Of course, the question remains whether those benefiting from ICIP truly needed it. In his 2008 policy report “Senseless Subsidies”, Manhattan Borough President Scott Stringer claimed “Retaining businesses in New York City, encouraging capital investment, and bolstering our tax base are, of course, valid public policy goals. However, tax subsidies provided under ICIP have become badly disconnected from this core policy rationale, and New York City’s taxpayers are paying the price.”

And, of particular concern to GJNY is the lack of accountability mechanisms in place for holding beneficiaries accountable for the tax benefit received. In fact, companies are expected to submit a “certificate of continuing use” to prove that the land or property continues to function under the same designated use that originally got it the subsidy. GJNY could not find this information publicly and was unable to determine if this information is actually integrated into the process of filing for an exemption.

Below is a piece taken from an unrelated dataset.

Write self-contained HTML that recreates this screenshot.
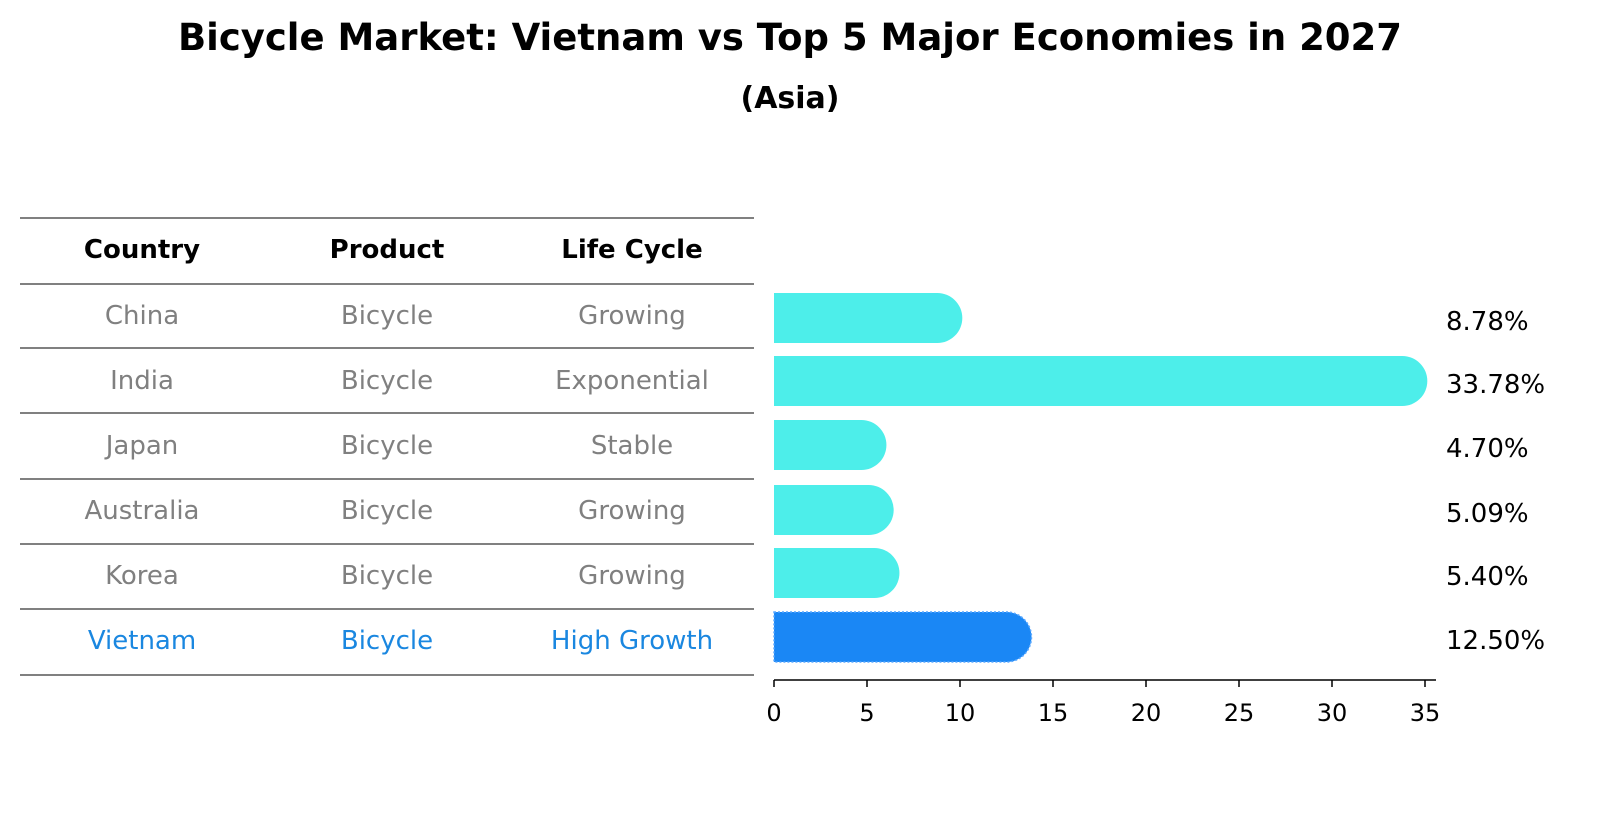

In 2009 the ICIP program was transitioned into what is now known as ICAP, the Industrial Commercial Abatement Program. However, in this transition it is unfortunate that the city didn’t incorporate land use policies, or other more strategic city planning goals into shaping this program intended to spur development. Without a more community-oriented focus to incentivizing industries, and with only the barest of transparency and no accountability, it’s clear as-of-right programs like ICIP and ICAP present a drain on the city’s resources and an unfair advantage to the top commercial and real estate players in the city.